#### [WHAT YOU NEED TO DO]
Records follow. Pull out every line that contains "this".
** Start of INPUT MATERIAL **
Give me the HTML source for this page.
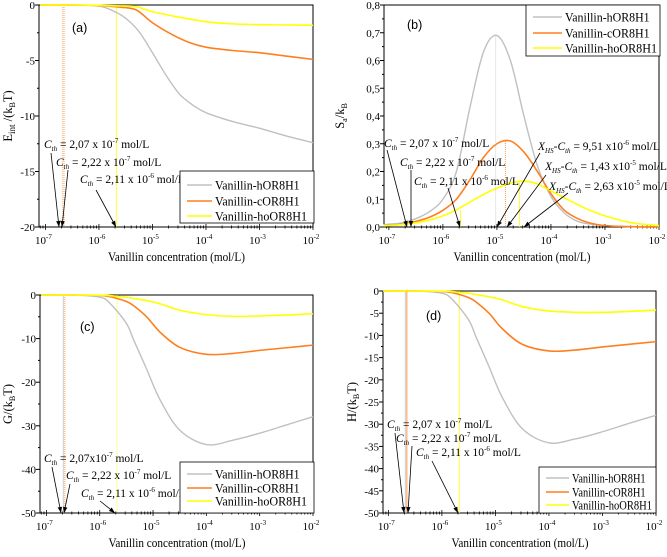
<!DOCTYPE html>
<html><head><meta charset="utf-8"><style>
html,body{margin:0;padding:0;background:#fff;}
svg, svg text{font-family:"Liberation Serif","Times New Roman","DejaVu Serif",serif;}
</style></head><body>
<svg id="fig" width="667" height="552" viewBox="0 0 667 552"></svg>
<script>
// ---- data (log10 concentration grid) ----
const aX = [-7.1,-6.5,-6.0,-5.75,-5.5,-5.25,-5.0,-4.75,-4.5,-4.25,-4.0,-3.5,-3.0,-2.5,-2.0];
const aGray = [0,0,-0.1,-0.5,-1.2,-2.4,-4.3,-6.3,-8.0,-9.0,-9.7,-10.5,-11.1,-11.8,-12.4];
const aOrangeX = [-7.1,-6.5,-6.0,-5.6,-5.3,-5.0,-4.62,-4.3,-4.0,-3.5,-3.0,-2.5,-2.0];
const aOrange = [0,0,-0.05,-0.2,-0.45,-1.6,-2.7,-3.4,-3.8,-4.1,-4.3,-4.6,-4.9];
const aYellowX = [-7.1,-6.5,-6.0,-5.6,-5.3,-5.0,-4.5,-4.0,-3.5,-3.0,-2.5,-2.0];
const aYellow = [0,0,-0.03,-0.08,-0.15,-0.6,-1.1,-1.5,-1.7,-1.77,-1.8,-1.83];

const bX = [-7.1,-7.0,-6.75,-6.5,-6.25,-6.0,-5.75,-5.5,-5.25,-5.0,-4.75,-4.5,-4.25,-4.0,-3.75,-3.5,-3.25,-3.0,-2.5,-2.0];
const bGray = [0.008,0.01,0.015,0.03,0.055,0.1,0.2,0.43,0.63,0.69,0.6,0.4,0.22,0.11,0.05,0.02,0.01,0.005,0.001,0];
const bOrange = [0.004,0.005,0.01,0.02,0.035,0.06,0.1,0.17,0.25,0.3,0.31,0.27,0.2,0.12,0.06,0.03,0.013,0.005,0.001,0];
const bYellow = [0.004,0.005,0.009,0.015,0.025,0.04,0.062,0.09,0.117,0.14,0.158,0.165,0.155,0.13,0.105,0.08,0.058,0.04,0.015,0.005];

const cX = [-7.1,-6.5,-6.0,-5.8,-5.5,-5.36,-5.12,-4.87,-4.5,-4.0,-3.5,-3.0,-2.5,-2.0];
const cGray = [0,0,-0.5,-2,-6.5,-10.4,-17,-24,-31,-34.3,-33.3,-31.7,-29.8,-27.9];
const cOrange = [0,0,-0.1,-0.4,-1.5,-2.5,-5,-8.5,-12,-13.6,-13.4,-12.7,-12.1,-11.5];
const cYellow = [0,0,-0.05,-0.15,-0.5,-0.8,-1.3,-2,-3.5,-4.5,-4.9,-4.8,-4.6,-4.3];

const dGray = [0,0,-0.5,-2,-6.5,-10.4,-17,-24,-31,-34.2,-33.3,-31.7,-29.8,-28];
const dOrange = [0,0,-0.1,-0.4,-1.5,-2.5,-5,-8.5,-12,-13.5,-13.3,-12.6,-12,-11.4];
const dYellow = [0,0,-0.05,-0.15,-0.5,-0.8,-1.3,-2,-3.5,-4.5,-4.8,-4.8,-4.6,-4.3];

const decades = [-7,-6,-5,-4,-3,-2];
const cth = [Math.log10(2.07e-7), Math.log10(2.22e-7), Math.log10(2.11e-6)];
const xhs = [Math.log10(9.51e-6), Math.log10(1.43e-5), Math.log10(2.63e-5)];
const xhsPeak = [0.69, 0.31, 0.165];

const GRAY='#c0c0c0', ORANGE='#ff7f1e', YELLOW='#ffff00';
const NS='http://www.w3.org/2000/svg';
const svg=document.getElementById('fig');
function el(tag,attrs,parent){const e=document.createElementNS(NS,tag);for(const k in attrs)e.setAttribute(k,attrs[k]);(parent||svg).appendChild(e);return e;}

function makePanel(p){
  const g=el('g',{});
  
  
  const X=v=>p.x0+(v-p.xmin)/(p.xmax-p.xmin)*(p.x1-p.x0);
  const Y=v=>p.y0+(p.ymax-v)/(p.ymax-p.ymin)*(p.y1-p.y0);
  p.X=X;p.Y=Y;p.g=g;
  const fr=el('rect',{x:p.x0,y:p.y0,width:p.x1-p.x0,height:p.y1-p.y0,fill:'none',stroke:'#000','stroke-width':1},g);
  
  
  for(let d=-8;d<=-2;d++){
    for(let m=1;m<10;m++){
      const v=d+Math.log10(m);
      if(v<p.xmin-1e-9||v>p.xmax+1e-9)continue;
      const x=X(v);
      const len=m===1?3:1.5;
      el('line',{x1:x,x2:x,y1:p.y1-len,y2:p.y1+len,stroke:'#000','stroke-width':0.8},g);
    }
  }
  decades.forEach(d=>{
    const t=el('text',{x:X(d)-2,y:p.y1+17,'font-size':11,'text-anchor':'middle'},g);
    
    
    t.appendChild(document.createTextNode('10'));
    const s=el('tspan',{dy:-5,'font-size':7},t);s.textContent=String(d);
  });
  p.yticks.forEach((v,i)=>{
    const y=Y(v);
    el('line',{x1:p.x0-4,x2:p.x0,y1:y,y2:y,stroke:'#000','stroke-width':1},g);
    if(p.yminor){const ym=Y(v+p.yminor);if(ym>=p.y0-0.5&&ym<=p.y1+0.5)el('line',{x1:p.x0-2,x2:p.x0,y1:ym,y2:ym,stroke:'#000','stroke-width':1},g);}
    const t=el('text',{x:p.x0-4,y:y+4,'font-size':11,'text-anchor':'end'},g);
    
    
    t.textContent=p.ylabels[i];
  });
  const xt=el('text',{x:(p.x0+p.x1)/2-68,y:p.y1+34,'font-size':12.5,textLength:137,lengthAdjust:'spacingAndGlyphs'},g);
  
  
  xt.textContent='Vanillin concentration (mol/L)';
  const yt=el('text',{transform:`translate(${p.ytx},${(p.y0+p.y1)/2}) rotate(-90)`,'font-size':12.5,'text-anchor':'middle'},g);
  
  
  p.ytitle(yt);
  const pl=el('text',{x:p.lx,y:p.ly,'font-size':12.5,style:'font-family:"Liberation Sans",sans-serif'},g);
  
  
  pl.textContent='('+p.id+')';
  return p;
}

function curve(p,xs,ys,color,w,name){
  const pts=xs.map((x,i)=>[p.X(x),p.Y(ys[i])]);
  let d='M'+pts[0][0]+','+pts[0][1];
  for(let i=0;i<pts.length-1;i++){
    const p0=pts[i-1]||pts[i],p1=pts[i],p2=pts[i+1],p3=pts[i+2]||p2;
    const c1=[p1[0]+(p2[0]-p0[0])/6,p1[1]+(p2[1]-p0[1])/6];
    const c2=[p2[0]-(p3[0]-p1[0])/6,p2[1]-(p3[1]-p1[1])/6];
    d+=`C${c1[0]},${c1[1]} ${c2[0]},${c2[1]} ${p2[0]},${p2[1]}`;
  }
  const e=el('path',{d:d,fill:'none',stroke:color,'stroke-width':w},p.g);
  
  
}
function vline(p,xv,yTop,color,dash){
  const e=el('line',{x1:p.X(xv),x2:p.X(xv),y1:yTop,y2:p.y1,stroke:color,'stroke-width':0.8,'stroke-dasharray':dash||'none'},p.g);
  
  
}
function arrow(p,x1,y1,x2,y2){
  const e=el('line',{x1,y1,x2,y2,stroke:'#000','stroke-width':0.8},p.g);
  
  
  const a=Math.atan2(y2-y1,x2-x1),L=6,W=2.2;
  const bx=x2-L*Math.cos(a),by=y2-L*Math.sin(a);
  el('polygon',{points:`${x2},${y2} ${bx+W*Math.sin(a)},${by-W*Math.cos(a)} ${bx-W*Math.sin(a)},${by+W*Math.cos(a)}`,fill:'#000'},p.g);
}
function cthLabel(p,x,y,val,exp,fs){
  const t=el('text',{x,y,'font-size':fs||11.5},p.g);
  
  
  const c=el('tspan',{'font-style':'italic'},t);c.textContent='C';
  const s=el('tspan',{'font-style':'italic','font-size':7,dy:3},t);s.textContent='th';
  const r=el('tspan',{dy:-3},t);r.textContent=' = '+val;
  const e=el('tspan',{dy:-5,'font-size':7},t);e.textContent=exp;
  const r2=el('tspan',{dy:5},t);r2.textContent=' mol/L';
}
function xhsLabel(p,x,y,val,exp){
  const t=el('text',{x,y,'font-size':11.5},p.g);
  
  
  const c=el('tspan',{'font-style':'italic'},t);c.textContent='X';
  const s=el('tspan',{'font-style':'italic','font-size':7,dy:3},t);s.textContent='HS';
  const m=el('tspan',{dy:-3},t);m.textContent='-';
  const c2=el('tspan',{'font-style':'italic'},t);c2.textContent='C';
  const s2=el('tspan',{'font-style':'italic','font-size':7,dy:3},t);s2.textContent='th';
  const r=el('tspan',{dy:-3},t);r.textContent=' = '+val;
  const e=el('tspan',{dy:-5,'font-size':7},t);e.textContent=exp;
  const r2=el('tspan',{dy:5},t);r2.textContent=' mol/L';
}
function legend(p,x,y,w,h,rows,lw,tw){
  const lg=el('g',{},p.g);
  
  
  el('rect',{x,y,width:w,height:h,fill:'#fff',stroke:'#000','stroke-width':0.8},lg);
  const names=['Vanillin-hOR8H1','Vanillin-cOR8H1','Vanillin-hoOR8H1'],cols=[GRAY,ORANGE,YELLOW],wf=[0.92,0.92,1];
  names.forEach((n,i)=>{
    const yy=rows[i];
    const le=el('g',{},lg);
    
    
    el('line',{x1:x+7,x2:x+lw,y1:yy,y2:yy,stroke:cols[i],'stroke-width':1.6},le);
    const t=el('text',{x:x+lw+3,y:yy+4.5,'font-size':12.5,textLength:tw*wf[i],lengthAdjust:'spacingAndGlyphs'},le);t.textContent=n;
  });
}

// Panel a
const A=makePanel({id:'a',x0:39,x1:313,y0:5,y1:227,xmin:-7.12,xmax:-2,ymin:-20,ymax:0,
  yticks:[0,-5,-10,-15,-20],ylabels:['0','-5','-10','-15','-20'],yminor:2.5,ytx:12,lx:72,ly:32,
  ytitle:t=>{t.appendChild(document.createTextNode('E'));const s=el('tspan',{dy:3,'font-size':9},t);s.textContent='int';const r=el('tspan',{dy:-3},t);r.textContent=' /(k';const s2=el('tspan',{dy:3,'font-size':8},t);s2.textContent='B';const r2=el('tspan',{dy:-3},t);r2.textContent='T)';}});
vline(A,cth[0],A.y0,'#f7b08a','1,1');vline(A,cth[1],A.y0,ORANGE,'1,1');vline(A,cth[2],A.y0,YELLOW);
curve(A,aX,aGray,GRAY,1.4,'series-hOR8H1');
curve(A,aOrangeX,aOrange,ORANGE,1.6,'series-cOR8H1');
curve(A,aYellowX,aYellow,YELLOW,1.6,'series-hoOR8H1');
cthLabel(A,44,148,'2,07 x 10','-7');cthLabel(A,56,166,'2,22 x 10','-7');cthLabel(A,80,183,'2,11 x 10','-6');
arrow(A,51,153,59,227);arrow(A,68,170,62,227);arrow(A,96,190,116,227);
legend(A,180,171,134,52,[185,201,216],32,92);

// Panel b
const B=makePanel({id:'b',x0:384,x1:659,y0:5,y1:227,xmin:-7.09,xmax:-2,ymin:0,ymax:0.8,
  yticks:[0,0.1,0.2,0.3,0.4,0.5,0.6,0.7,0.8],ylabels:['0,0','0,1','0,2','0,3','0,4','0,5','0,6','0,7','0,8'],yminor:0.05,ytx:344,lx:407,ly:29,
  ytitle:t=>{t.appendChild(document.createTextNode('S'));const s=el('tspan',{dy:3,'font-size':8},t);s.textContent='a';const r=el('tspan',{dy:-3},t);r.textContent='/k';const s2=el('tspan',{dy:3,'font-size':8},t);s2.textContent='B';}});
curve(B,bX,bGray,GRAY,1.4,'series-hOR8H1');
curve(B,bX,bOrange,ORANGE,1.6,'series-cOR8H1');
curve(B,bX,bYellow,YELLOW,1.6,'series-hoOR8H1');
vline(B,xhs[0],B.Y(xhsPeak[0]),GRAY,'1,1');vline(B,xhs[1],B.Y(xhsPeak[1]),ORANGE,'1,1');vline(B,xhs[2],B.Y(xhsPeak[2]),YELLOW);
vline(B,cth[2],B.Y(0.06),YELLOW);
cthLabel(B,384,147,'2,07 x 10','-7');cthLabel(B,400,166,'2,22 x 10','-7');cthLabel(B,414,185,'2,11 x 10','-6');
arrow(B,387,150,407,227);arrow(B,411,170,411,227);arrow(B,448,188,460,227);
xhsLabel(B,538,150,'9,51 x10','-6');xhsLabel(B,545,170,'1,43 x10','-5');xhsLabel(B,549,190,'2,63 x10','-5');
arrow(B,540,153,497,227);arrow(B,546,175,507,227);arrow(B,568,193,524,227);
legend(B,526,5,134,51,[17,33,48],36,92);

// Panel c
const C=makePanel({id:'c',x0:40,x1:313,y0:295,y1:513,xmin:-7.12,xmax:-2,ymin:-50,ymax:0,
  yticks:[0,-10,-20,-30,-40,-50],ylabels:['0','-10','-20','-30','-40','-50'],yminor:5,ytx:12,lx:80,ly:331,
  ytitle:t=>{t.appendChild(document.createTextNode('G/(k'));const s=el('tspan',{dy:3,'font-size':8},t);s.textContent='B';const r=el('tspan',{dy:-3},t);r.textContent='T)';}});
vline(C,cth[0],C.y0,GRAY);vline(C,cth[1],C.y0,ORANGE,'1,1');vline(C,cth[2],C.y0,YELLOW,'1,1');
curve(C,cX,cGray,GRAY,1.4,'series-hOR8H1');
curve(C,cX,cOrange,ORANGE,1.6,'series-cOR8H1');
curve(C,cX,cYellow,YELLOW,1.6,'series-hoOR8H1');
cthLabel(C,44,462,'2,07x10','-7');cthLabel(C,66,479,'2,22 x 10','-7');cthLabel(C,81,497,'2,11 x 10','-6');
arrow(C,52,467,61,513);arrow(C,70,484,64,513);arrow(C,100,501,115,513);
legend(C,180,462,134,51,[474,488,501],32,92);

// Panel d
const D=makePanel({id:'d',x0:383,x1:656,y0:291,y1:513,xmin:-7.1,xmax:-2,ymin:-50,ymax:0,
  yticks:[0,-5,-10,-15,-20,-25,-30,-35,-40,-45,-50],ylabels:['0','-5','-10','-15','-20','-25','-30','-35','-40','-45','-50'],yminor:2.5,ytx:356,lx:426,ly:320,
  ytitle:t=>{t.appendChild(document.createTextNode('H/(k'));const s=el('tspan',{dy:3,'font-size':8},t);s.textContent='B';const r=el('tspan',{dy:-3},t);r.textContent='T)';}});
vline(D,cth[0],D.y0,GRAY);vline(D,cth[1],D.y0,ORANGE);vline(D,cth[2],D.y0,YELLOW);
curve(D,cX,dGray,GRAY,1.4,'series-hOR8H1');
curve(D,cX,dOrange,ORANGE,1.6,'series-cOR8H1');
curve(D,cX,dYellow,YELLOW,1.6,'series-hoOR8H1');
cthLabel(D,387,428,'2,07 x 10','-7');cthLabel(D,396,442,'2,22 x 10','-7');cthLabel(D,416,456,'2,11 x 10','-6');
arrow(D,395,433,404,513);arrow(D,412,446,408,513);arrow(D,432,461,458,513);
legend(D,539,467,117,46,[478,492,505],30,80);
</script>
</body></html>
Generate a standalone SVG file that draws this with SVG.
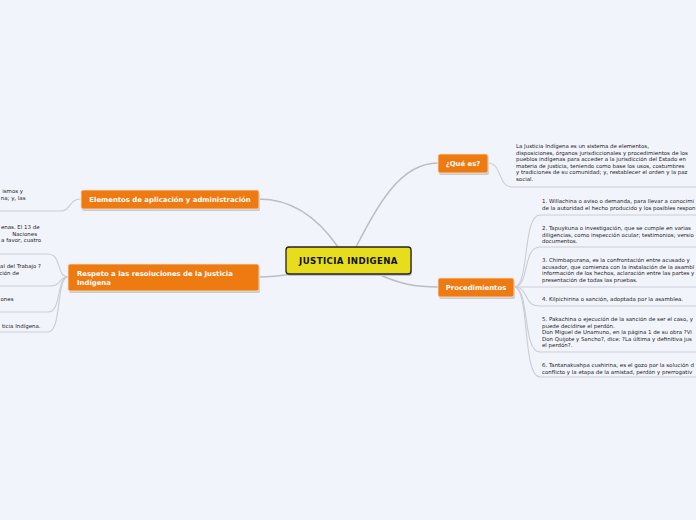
** End of INPUT MATERIAL **
#### [TASK RESPONSE]
Give me the HTML source for this page.
Generate a standalone SVG file that draws this with SVG.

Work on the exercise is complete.